SEATTLE, Dec. 25 – IT’S CHRISTMAS DAY AND, unexpectedly, big, wet flakes of snow are falling; not sticking, but turning the sky into a curtain of white, through which I can see the silhouettes of pine trees and the grey, mysterious beginnings of the Sound.
To me – and to all my friends hovering around this point in life – the season is not the same as it once was. I suppose that’s nothing profound, but perhaps my deeper appreciation for spending time with family is. I feel more in touch with the fact that the years – and the Christmases – will come and go without cease until my life reaches its end, and that without significant effort on my part to pause and savor these more important moments, I will just be letting time wash over my oblivious soul.
As so last night, sitting next to the Christmas tree with my parents and the dogs – feeling as warm and happy as ever I have in 23 winters – I breathed in and out slowly, feeling the light and the air as they rose to the eaves, carrying with them a genuine spirit of the all the good times spent in that very room …
This trip I’ve been able to see home with honest eyes; not unsentimental, but also not with forced sentimentality.
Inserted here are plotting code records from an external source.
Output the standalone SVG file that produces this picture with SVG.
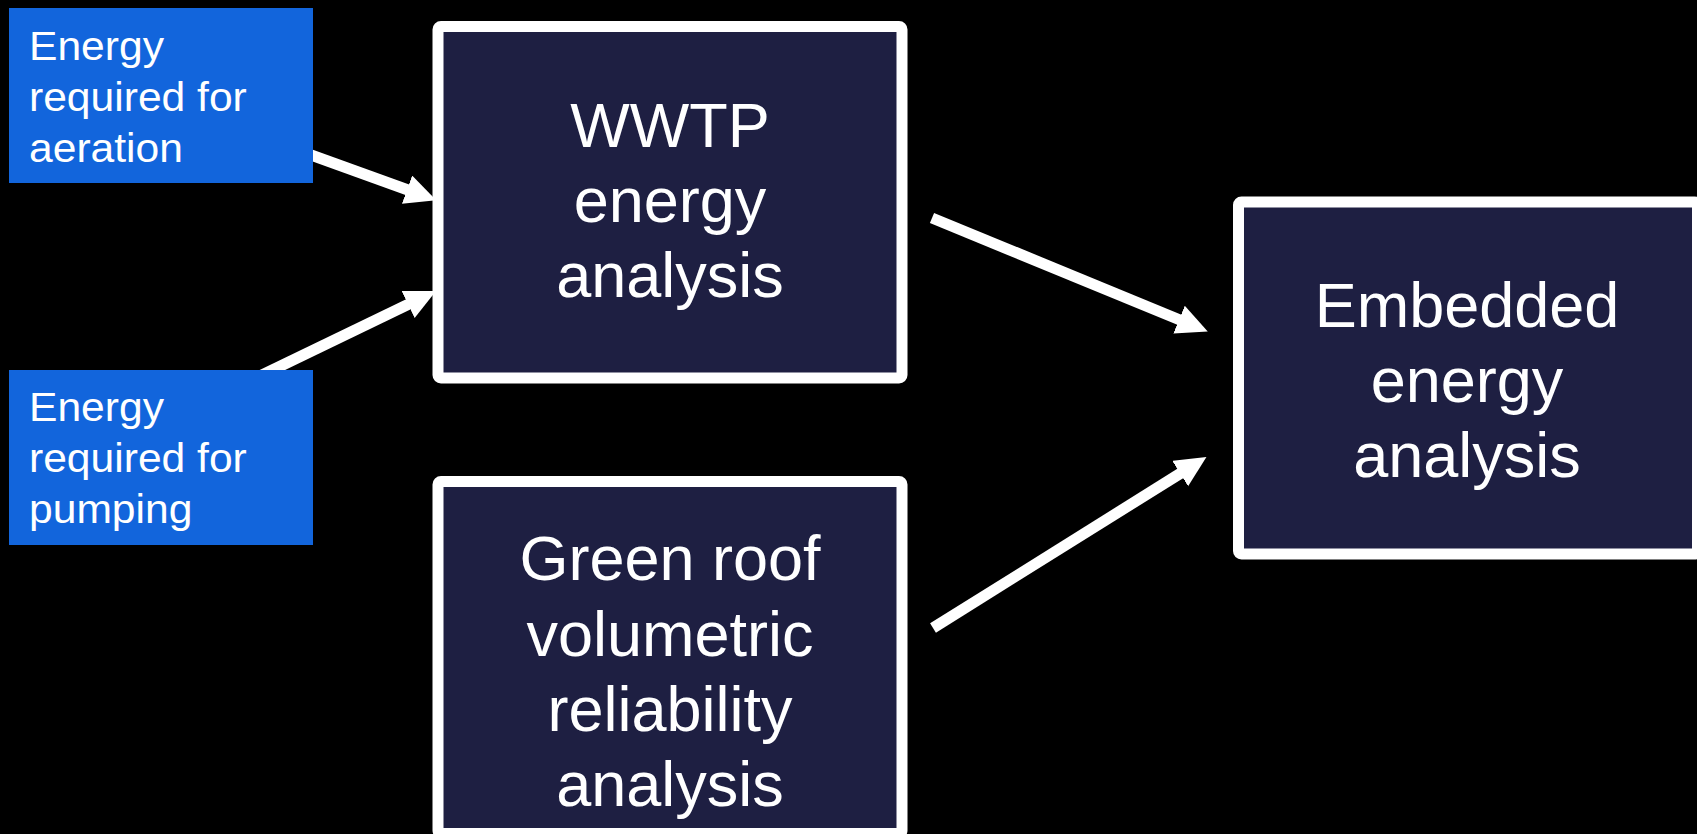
<svg xmlns="http://www.w3.org/2000/svg" width="1697" height="834" viewBox="0 0 1697 834">
<defs>
<style>
.bg{fill:#000000}
.inp{fill:#1265DC}
.main{fill:#1E1F42;stroke:#FFFFFF;stroke-width:11}
.t1{font-family:"Liberation Sans",Arial,sans-serif;font-size:40px;fill:#FFFFFF}
.t2{font-family:"Liberation Sans",Arial,sans-serif;font-size:63px;fill:#FFFFFF;text-anchor:middle}
.conn{stroke:#FFFFFF;stroke-width:11;fill:none;marker-end:url(#ah)}
</style>
<marker id="ah" markerUnits="userSpaceOnUse" markerWidth="34" markerHeight="34" refX="1" refY="15" orient="auto" viewBox="0 0 34 34">
<path d="M0,0 L31,15 L0,30 Z" fill="#FFFFFF"/>
</marker>
</defs>
<rect class="bg" x="0" y="0" width="1697" height="834"/>
<g id="connectors">
<line class="conn" x1="300" y1="151" x2="408" y2="190"/>
<line class="conn" x1="262" y1="375" x2="409" y2="304"/>
<line class="conn" x1="932" y1="218" x2="1180" y2="320"/>
<line class="conn" x1="933" y1="628" x2="1181" y2="473"/>
</g>
<g id="aeration">
<rect class="inp" x="9" y="8" width="304" height="175"/>
<g transform="translate(29,0) scale(1.065,1)">
<text class="t1" x="0" y="60">Energy</text>
<text class="t1" x="0" y="111">required for</text>
<text class="t1" x="0" y="162">aeration</text>
</g>
</g>
<g id="pumping">
<rect class="inp" x="9" y="370" width="304" height="175"/>
<g transform="translate(29,0) scale(1.065,1)">
<text class="t1" x="0" y="421">Energy</text>
<text class="t1" x="0" y="472">required for</text>
<text class="t1" x="0" y="523">pumping</text>
</g>
</g>
<g id="wwtp">
<rect class="main" x="438" y="26.5" width="464" height="351.5" rx="3"/>
<text class="t2" x="670" y="147">WWTP</text>
<text class="t2" x="670" y="222">energy</text>
<text class="t2" x="670" y="297">analysis</text>
</g>
<g id="greenroof">
<rect class="main" x="438" y="481.5" width="464" height="352" rx="3"/>
<text class="t2" x="670" y="580">Green roof</text>
<text class="t2" x="670" y="656">volumetric</text>
<text class="t2" x="670" y="731">reliability</text>
<text class="t2" x="670" y="806">analysis</text>
</g>
<g id="embedded">
<rect class="main" x="1238.5" y="202" width="459" height="352" rx="3"/>
<text class="t2" x="1467" y="327">Embedded</text>
<text class="t2" x="1467" y="402">energy</text>
<text class="t2" x="1467" y="477">analysis</text>
</g>
</svg>
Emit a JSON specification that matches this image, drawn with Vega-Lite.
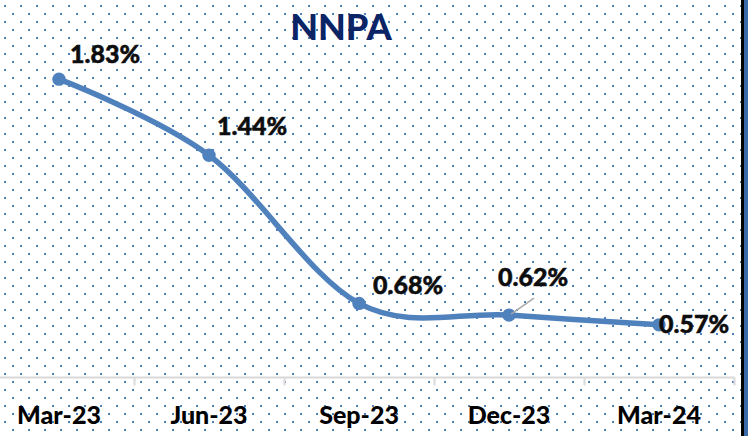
{
  "$schema": "https://vega.github.io/schema/vega-lite/v6.json",
  "width": 748,
  "height": 436,
  "autosize": {"type": "none"},
  "padding": 0,
  "background": "#ffffff",
  "view": {"stroke": null},
  "title": {"text": "NNPA", "anchor": "middle", "frame": "group", "dx": -33, "offset": -48, "fontSize": 36, "font": "Lato", "fontWeight": 900, "color": "#0b2466", "baseline": "top"},
  "data": {"values": [
    {"month": "Mar-23", "nnpa": 1.83, "label": "1.83%"},
    {"month": "Jun-23", "nnpa": 1.44, "label": "1.44%"},
    {"month": "Sep-23", "nnpa": 0.68, "label": "0.68%"},
    {"month": "Dec-23", "nnpa": 0.62, "label": "0.62%"},
    {"month": "Mar-24", "nnpa": 0.57, "label": "0.57%"}
  ]},
  "layer": [
    {
      "mark": {"type": "point", "opacity": 0},
      "encoding": {
        "y": {"datum": 0, "type": "quantitative",
          "scale": {"domain": [-0.75, 53.75], "nice": false, "zero": false},
          "axis": {"orient": "right", "tickCount": 55, "grid": true, "gridColor": "#4F81BD", "gridWidth": 2, "gridDash": [2, 14],
            "gridDashOffset": {"condition": {"test": "datum.value % 2 == 1", "value": 10}, "value": 2},
            "labels": false, "ticks": false, "domain": true, "domainColor": "#000000", "domainWidth": 3, "offset": -5.5, "translate": 0, "title": null}}
      }
    },
    {
      "mark": {"type": "point", "opacity": 0},
      "encoding": {
        "y": {"datum": 0, "type": "quantitative",
          "scale": {"domain": [0, 1], "nice": false, "zero": false},
          "axis": {"orient": "right", "grid": false, "labels": false, "ticks": false, "domain": true, "domainColor": "#3c69a8", "domainWidth": 4, "offset": -2, "translate": 0, "title": null}}
      }
    },
    {
      "encoding": {
        "x": {"field": "month", "type": "nominal", "sort": null,
          "scale": {"range": [-16, 734], "paddingInner": 0, "paddingOuter": 0},
          "axis": {"orient": "bottom", "offset": -59, "domainColor": "#d9d9d9", "domainWidth": 2, "tickColor": "#d9d9d9", "tickWidth": 2, "tickSize": 8, "bandPosition": 1, "labelFont": "Lato", "labelFontWeight": 900, "labelFontSize": 25, "labelColor": "#000000", "labelPadding": 18, "labelAngle": 0, "title": null, "grid": false}},
        "y": {"field": "nnpa", "type": "quantitative",
          "scale": {"domain": [0, 2.236], "nice": false, "zero": false},
          "axis": null}
      },
      "layer": [
        {"mark": {"type": "line", "interpolate": "cardinal", "color": "#4F81BD", "strokeWidth": 5.5}},
        {"mark": {"type": "point", "filled": true, "opacity": 1, "color": "#4F81BD", "size": 180}},
        {"transform": [{"filter": "datum.month == 'Dec-23'"}],
         "mark": {"type": "rule", "color": "#a6a6a6", "strokeWidth": 1.5, "xOffset": 2, "yOffset": -1, "x2Offset": 25, "y2Offset": -17},
         "encoding": {"x2": {"field": "month"}, "y2": {"field": "nnpa"}}},
        {"transform": [{"filter": "datum.month == 'Mar-23'"}],
         "mark": {"type": "text", "align": "left", "baseline": "alphabetic", "dx": 11, "dy": -16, "font": "Lato", "fontWeight": 900, "fontSize": 25, "color": "#0d0d0d", "stroke": "#0d0d0d", "strokeWidth": 0.5},
         "encoding": {"text": {"field": "label"}}},
        {"transform": [{"filter": "datum.month == 'Jun-23'"}],
         "mark": {"type": "text", "align": "left", "baseline": "alphabetic", "dx": 8, "dy": -20, "font": "Lato", "fontWeight": 900, "fontSize": 25, "color": "#0d0d0d", "stroke": "#0d0d0d", "strokeWidth": 0.5},
         "encoding": {"text": {"field": "label"}}},
        {"transform": [{"filter": "datum.month == 'Sep-23'"}],
         "mark": {"type": "text", "align": "left", "baseline": "alphabetic", "dx": 14, "dy": -9, "font": "Lato", "fontWeight": 900, "fontSize": 25, "color": "#0d0d0d", "stroke": "#0d0d0d", "strokeWidth": 0.5},
         "encoding": {"text": {"field": "label"}}},
        {"transform": [{"filter": "datum.month == 'Dec-23'"}],
         "mark": {"type": "text", "align": "left", "baseline": "alphabetic", "dx": -11, "dy": -29, "font": "Lato", "fontWeight": 900, "fontSize": 25, "color": "#0d0d0d", "stroke": "#0d0d0d", "strokeWidth": 0.5},
         "encoding": {"text": {"field": "label"}}},
        {"transform": [{"filter": "datum.month == 'Mar-24'"}],
         "mark": {"type": "text", "align": "left", "baseline": "alphabetic", "dx": 0, "dy": 8, "font": "Lato", "fontWeight": 900, "fontSize": 25, "color": "#0d0d0d", "stroke": "#0d0d0d", "strokeWidth": 0.5},
         "encoding": {"text": {"field": "label"}}}
      ]
    }
  ],
  "resolve": {"scale": {"y": "independent"}, "axis": {"y": "independent"}}
}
The streets that once seemed flooded wth memories now only have evaporating oily pools of them – every now and then a splash, and a smattering of the past.
As I walked along the boardwalk yesterday I saw the now vacant community store, the apartment where a friend once lived. In the crisp wind I saw the northwest, the clear waters and a sky unwittingly shifting between silver and blue. I saw the weathered edges of this familiar coast.